In order to record all genetic information of an individual, its genome must be completely decoded. IPK scientists and international partners for barley already succeeded in doing this three years ago (Mascher et al. 2017). But to understand the genetic information of the entire barley species, much more is required. An international team, again led by IPK scientists, has now come a significant step closer to deciphering this so-called pan-genome of barley, as the science magazine Nature reports in today's issue.
What is astonishing, individual genomes sometimes differ considerably in their number of genes and in the arrangement and orientation of large parts of individual chromosomes, the carriers of genetic information. These "structural" changes in the barley genome can present an insurmountable barrier for recombining important plant characters in crossbreeding.
The starting point of this research was the attempt of characterising by sequencing all approximately 22,000 barley seed samples from the Federal Ex-situ Gene Bank at IPK (Milner et al. 2019). This identified twenty highly diverse genotypes, which have now been selected for complete sequencing. "Criteria for the selection included the greatest possible differences in their genetic diversity, geographical origin and biological traits such as winter or spring type , grain hull, row-type," says Prof. Dr. Nils Stein, head of the Genomics of Genetic Resources research group at IPK and holder of a joint professorship at the University of Göttingen.
Besides the observation that two barley varieties can differ substantially in their total gene content, the scientists found amazing differences in the linear order of the genetic information in the chromosomes - so-called structural genom differences. Two of these structural variations, inversions (the opposite arrangement of genetic information in two genomes), attracted the particular interest of the scientists: in one case, a link could be established to mutation breeding in the 1960s; the inversion since then spread unnoticed through breeding to present-day varieties. In the second case, the observed structural variation got potentially selected during environmental adaptation while the range of barley production in early agriculture expanded to northern latitudes in Europe. "The description of such large genomic inversions in barley is new", says Prof. Dr. Nils Stein. "They can play a decisive role in the breeding process as they might prevent recombination, thus making cross-breeding for desired trait combinations impossible." But in general: "These naturally occurring or artificially induced inversions are evidence of a considerable dynamics in the genome organisation of this important crop species."
The new findings have a great impact on science and breeding. "We have created a new knowledge-base and opened up a treasure trove of new information for breeding", confirms Prof. Dr. Nils Stein. Molecular markers could now be used to specifically take into account structural variation for barley breeding.

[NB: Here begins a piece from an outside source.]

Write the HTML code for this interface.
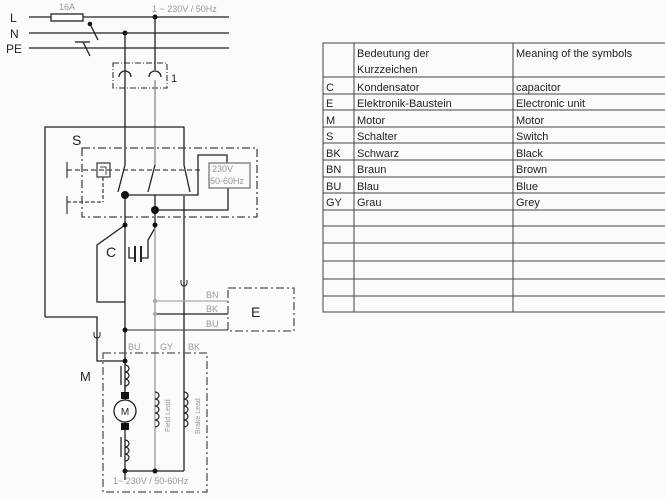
<!DOCTYPE html>
<html><head><meta charset="utf-8"><style>
body{margin:0;background:#fff;}
svg{display:block;font-family:"Liberation Sans",sans-serif;}
</style></head><body>
<svg width="665" height="500" viewBox="0 0 665 500" xmlns="http://www.w3.org/2000/svg">
<rect width="665" height="500" fill="#fbfbfb"/>
<g stroke="#222" stroke-width="1.3" fill="none">
<line x1="29" y1="17" x2="229" y2="17"/>
<line x1="29" y1="33" x2="229" y2="33"/>
<line x1="29" y1="48" x2="229" y2="48"/>
<rect x="51" y="14" width="32" height="7" fill="#fff"/>
<line x1="90" y1="24" x2="98" y2="40"/>
<line x1="75" y1="42" x2="90" y2="42"/>
<line x1="83" y1="42" x2="90" y2="56"/>
<rect x="113" y="63" width="54" height="25" stroke="#555" stroke-dasharray="6,2,1,2"/>
<path d="M119 77 a6 6 0 0 1 12 0"/><path d="M149 77 a6 6 0 0 1 12 0"/>
<line x1="125" y1="33" x2="125" y2="165"/>
<line x1="155" y1="17" x2="155" y2="70"/>
<line x1="155" y1="80" x2="155" y2="165" stroke="#888"/>
<polyline points="45,317 45,127 184,127 184,165"/>
<line x1="184" y1="196" x2="184" y2="471"/>
<rect x="82" y="148" width="175" height="69" stroke="#444" stroke-dasharray="8,3,2,3"/>
<line x1="67" y1="170" x2="200" y2="170" stroke="#444" stroke-dasharray="5,3"/>
<line x1="67" y1="162" x2="67" y2="178" stroke="#444"/>
<line x1="67" y1="196" x2="67" y2="214" stroke="#444"/>
<line x1="67" y1="202" x2="103" y2="202" stroke="#444" stroke-dasharray="4,2"/>
<line x1="103" y1="177" x2="103" y2="202" stroke="#444" stroke-dasharray="4,2"/>
<rect x="97" y="163" width="13" height="14" stroke="#444"/>
<polyline points="100,167 106,167 106,175" stroke="#444" stroke-width="1"/>
<line x1="125" y1="165" x2="118" y2="192" />
<line x1="155" y1="165" x2="148" y2="192" />
<line x1="184" y1="165" x2="190" y2="192" />
<line x1="125" y1="195" x2="125" y2="480"/>
<line x1="155" y1="195" x2="155" y2="228"/>
<polyline points="125,195 198,195 198,155 227,155 227,163"/>
<polyline points="155,210 228,210 228,188"/>
<rect x="209" y="163" width="41" height="25" stroke="#777"/>
<polyline points="125,225 97,245 97,302 125,302"/>
<polyline points="129,247 129,258 135,258"/>
<line x1="135" y1="246" x2="135" y2="262" stroke-width="2"/>
<line x1="141" y1="246" x2="141" y2="262" stroke-width="2"/>
<polyline points="141,258 148,258 148,240 155,228"/>
<polyline points="45,317 97,317 97,361 125,361"/>
<path d="M94 332 v3 a3 3 0 0 0 6 0 v-3" stroke-width="1"/>
<path d="M181 280 v3 a3 3 0 0 0 6 0 v-3" stroke-width="1"/>
<line x1="155" y1="228" x2="155" y2="471" stroke="#999"/>
<line x1="155" y1="301" x2="228" y2="301" stroke="#aaa"/>
<line x1="155" y1="314" x2="228" y2="314"/>
<line x1="125" y1="330" x2="228" y2="330" stroke="#555"/>
<rect x="228" y="288" width="66" height="43" stroke="#555" stroke-dasharray="8,3,2,3"/>
<rect x="103" y="353" width="104" height="139" stroke="#555" stroke-dasharray="8,3,2,3"/>
<path d="M125 365 a4 3.5 0 0 1 0 7 a4 3.5 0 0 1 0 7 a4 3.5 0 0 1 0 7 l0 4" stroke-width="1.2"/>
<path d="M125 440 a4 3.5 0 0 1 0 7 a4 3.5 0 0 1 0 7 a4 3.5 0 0 1 0 7" stroke-width="1.2"/>
<line x1="121" y1="366" x2="121" y2="385"/>
<line x1="121" y1="437" x2="121" y2="457"/>
<path d="M155 392 a4 3.5 0 0 1 0 7 a4 3.5 0 0 1 0 7 a4 3.5 0 0 1 0 7 a4 3.5 0 0 1 0 7 a4 3.5 0 0 1 0 7" stroke-width="1.2"/>
<path d="M184 392 a4 3.5 0 0 1 0 7 a4 3.5 0 0 1 0 7 a4 3.5 0 0 1 0 7 a4 3.5 0 0 1 0 7 a4 3.5 0 0 1 0 7" stroke-width="1.2"/>
<circle cx="125" cy="411" r="11" fill="#fff"/>
<line x1="125" y1="471" x2="184" y2="471"/>
</g>
<g fill="#111">
<circle cx="155" cy="17" r="2.5"/><circle cx="125" cy="33" r="2.5"/><circle cx="90" cy="24" r="2.3"/>
<circle cx="125" cy="195" r="4"/><circle cx="155" cy="210" r="4"/>
<circle cx="125" cy="225" r="2.5"/><circle cx="155" cy="225" r="2.5"/>
<circle cx="125" cy="330" r="2.5"/><circle cx="125" cy="361" r="2.5"/>
<circle cx="125" cy="471" r="2.5"/><circle cx="155" cy="471" r="2.5"/>
<rect x="121" y="392" width="8" height="7"/><rect x="121" y="423" width="8" height="7"/>
</g>
<circle cx="155" cy="301" r="2.2" fill="#aaa"/><circle cx="155" cy="314" r="2.2" fill="#aaa"/>
<g font-size="12" fill="#222">
<text x="10" y="22">L</text><text x="10" y="38">N</text><text x="6" y="53">PE</text>
<text x="171" y="82" font-size="11">1</text>
<text x="72" y="145" font-size="14">S</text>
<text x="106" y="257" font-size="14">C</text>
<text x="251" y="317" font-size="14">E</text>
<text x="80" y="381" font-size="13">M</text>
<text x="125" y="415" font-size="10" text-anchor="middle">M</text>
</g>
<g font-size="9" fill="#999">
<text x="59" y="10">16A</text>
<text x="152" y="12">1 ~ 230V / 50Hz</text>
<text x="212" y="172">230V</text><text x="210" y="184">50-60Hz</text>
<text x="206" y="298">BN</text><text x="206" y="312">BK</text><text x="206" y="327">BU</text>
<text x="128" y="350">BU</text><text x="160" y="350">GY</text><text x="188" y="350">BK</text>
<text x="113" y="484">1~ 230V / 50-60Hz</text>
<text transform="translate(170,432) rotate(-90)" font-size="7">Field Lead</text>
<text transform="translate(200,434) rotate(-90)" font-size="7">Brake Lead</text>
</g>
<g stroke="#444" stroke-width="1" fill="none">
<rect x="323" y="43" width="345" height="269"/>
<line x1="354" y1="43" x2="354" y2="312"/><line x1="513" y1="43" x2="513" y2="312"/>
<line x1="323" y1="77" x2="665" y2="77"/><line x1="323" y1="94" x2="665" y2="94"/>
<line x1="323" y1="110" x2="665" y2="110"/><line x1="323" y1="127" x2="665" y2="127"/>
<line x1="323" y1="143" x2="665" y2="143"/><line x1="323" y1="160" x2="665" y2="160"/>
<line x1="323" y1="177" x2="665" y2="177"/><line x1="323" y1="193" x2="665" y2="193"/>
<line x1="323" y1="210" x2="665" y2="210"/><line x1="323" y1="226" x2="665" y2="226"/>
<line x1="323" y1="243" x2="665" y2="243"/><line x1="323" y1="261" x2="665" y2="261"/>
<line x1="323" y1="279" x2="665" y2="279"/><line x1="323" y1="296" x2="665" y2="296"/>
</g>
<g font-size="11" fill="#222">
<text x="357" y="57">Bedeutung der</text><text x="357" y="73">Kurzzeichen</text>
<text x="516" y="57">Meaning of the symbols</text>
<text x="326" y="91">C</text><text x="357" y="91">Kondensator</text><text x="516" y="91">capacitor</text>
<text x="326" y="107">E</text><text x="357" y="107">Elektronik-Baustein</text><text x="516" y="107">Electronic unit</text>
<text x="326" y="124">M</text><text x="357" y="124">Motor</text><text x="516" y="124">Motor</text>
<text x="326" y="140">S</text><text x="357" y="140">Schalter</text><text x="516" y="140">Switch</text>
<text x="326" y="157">BK</text><text x="357" y="157">Schwarz</text><text x="516" y="157">Black</text>
<text x="326" y="173">BN</text><text x="357" y="173">Braun</text><text x="516" y="173">Brown</text>
<text x="326" y="190">BU</text><text x="357" y="190">Blau</text><text x="516" y="190">Blue</text>
<text x="326" y="206">GY</text><text x="357" y="206">Grau</text><text x="516" y="206">Grey</text>
</g>
</svg>
</body></html>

The project, including scientists from Australia, Canada, USA, China, Japan and Scotland, was initiated and coordinated at IPK. The IPK has been funded by the Federal Ministry of Education and Research in the field of cereal genome research for more than ten years.
Despite current progress, researchers still face major challenges. "We have not yet recorded the entire diversity of barley," explains Dr. Martin Mascher. "To do so, we need to fully sequence and decode additional genotypes," says the head of the independent Domestication Genomics Research Group at IPK. In a next step, the researchers want to take a closer look at wild barley, the direct ancestor of today's cultivated crop. "We still lack wild barley as an important gene pool," explains Dr. Martin Mascher. "And I am quite sure that we are discovering diversity that could be of considerable value for future barley breeding and research."